– Она моя дочь, – попытался оправдаться Себастиан. – Мне это необходимо. Я не могу отпустить ее.
Себастиан понимал, как неубедительно это звучит для Стефана. Он радовался тому, что ничего не рассказал ему о Тролле.
Стефан покачал головой и на секунду посмотрел в окно, главным образом чтобы подчеркнуть, насколько его начинает утомлять эта дискуссия. Как бы он ни старался, они всегда возвращаются к этой болевой точке. К Ванье. К дочери, которую Себастиан внезапно нашел, и которая ничего не знала и, вероятно, никогда не сможет узнать. Или сможет? Есть ли какой-нибудь способ? Себастиан сохранял надежду. Рано или поздно он обязательно возвращался к этому вопросу. Пройти мимо этого пункта он не мог. Мимо того, за что все время боролся.

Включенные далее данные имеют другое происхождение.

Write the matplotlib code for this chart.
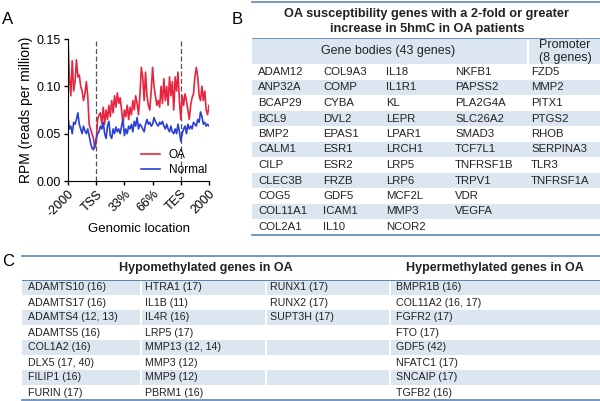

Стефан прекрасно понимал проблему. Словно бы встречались два полюса. Ванья, желание и жажда – с одной стороны, наталкивались на реальность – с другой. Объединить их казалось невозможным. Отсюда возникали вопросы, на которые сложнее всего найти ответы. С ними Стефан сталкивался по работе почти всегда. Пациенты приходили к нему именно в таких случаях – когда вдруг больше не могли найти ответов сами. По-человечески понятно. Ничего странного. Странным в этой ситуации было то, что перед ним сидел Себастиан Бергман. Человек, живший за счет того, что знал все ответы и никогда не сомневался. Стефан никак не думал, что он станет искать у него помощи.

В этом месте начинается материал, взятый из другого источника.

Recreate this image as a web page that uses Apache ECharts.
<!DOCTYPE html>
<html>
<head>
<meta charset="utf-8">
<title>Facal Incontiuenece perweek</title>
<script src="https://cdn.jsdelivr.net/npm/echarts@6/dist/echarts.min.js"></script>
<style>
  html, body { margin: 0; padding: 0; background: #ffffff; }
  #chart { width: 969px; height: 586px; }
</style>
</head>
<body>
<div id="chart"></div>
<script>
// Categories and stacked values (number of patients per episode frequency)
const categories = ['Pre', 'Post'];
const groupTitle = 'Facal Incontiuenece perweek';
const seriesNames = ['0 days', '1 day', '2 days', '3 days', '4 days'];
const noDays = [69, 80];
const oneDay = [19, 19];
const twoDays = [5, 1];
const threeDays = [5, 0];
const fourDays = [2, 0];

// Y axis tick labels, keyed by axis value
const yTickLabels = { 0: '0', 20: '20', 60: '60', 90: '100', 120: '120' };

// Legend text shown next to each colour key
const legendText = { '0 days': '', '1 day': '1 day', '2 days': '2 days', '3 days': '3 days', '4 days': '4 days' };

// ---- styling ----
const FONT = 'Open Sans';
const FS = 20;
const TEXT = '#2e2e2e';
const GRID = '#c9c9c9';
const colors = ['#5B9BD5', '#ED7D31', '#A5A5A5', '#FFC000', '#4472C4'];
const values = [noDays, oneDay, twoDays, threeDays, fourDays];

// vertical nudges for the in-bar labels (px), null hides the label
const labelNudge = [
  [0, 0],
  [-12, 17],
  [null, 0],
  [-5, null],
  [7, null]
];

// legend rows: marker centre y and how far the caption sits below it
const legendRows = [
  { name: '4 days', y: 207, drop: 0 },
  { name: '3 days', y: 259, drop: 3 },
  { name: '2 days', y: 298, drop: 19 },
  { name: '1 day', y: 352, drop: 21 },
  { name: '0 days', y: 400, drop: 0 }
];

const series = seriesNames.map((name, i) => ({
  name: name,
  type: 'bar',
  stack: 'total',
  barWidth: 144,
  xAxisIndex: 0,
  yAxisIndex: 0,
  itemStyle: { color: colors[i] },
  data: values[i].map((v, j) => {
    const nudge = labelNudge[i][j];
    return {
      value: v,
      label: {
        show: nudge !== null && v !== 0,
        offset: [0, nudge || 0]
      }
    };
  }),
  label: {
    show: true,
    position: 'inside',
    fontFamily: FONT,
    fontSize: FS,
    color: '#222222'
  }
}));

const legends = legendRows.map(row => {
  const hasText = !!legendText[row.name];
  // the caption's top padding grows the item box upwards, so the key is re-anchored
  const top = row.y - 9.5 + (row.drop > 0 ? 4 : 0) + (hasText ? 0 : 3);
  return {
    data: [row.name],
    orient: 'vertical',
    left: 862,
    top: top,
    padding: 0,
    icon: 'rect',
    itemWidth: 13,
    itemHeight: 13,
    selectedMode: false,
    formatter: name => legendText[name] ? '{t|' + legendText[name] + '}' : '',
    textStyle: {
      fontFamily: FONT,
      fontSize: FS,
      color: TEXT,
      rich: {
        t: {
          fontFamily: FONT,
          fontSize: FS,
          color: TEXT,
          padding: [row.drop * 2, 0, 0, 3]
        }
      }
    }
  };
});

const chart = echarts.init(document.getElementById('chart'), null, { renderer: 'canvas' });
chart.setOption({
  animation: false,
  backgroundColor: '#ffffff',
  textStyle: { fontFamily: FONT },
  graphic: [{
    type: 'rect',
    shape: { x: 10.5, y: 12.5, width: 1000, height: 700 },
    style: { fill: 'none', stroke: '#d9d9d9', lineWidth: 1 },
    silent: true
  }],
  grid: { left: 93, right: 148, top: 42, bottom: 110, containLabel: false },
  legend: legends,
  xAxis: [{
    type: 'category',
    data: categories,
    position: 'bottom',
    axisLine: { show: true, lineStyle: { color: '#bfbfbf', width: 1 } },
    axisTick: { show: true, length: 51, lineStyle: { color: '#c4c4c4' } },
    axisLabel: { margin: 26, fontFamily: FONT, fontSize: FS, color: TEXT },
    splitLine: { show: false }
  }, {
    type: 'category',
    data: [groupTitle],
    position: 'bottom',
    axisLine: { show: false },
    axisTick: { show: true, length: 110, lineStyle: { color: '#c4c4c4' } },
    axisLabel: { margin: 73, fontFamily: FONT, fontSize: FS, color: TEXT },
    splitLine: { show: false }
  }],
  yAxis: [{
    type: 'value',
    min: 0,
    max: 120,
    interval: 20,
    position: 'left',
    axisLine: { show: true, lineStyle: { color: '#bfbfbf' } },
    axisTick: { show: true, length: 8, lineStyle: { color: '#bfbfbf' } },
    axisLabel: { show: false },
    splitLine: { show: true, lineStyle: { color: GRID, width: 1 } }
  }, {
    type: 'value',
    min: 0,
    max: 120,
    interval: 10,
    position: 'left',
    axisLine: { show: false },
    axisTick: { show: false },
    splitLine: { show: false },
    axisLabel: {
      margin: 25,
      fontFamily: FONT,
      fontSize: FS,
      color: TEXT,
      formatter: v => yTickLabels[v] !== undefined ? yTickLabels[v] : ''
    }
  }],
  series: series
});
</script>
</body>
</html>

Себастиан был преподавателем Стефана в университете. Студенты не слишком любили посещать его лекции. Сами по себе лекции всегда бывали очень полезными, но Себастиан сразу, уже в первый день, давал всем понять, кто тут звезда. И делиться славой он не собирался. Студент, который все-таки пытался поставить под сомнение рассуждения Себастиана или критически высказаться по поводу его тезисов и теорий, подвергался унижениям и насмешкам. Не только все оставшееся от лекции время, а до конца учебного года, до конца обучения. Поэтому за фразой Себастиана: «Есть ли вопросы?» – всегда следовала полная тишина.

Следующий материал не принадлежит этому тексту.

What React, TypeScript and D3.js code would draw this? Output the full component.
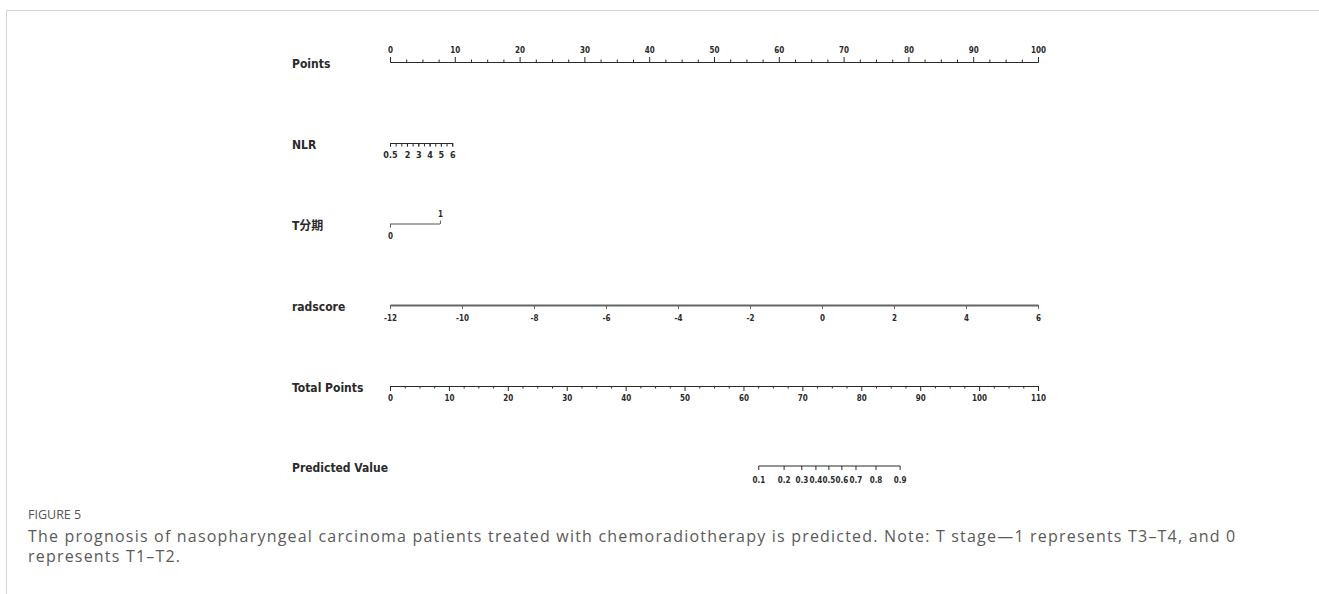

Исключения составлял Стефан Ларсен. На встречу с Себастианом он приходил хорошо подготовленным. Ужины дома в Лунде[11] вооружили Стефана – младшего сына в роду полнокровных научных работников – для словесной борьбы, и он часто стремился к дискуссиям с этим острым на язык, невозможным человеком, которого боялись так много других студентов. Кроме того, Себастиан напоминал ему старшего брата Эрнста, который, испытывая не менее сильную потребность в самоутверждении, всегда переходил границу в борьбе за свою правоту. Поскольку для них обоих – для брата Эрнста и Себастиана – самым важным было именно это. Настоять на своем. Не обязательно быть правым. Это делало их обоих трудными интеллектуальными противниками, идеально подходившими Стефану. Он оказывал им сопротивление, в котором они нуждались, но никогда не оставлял за ними конечной победы. Он возвращался с новым вопросом, потом со следующим и так далее. Они стремились к большой решающей битве, а получали долгую изматывающую войну. Против них это было единственным способом самоутверждения.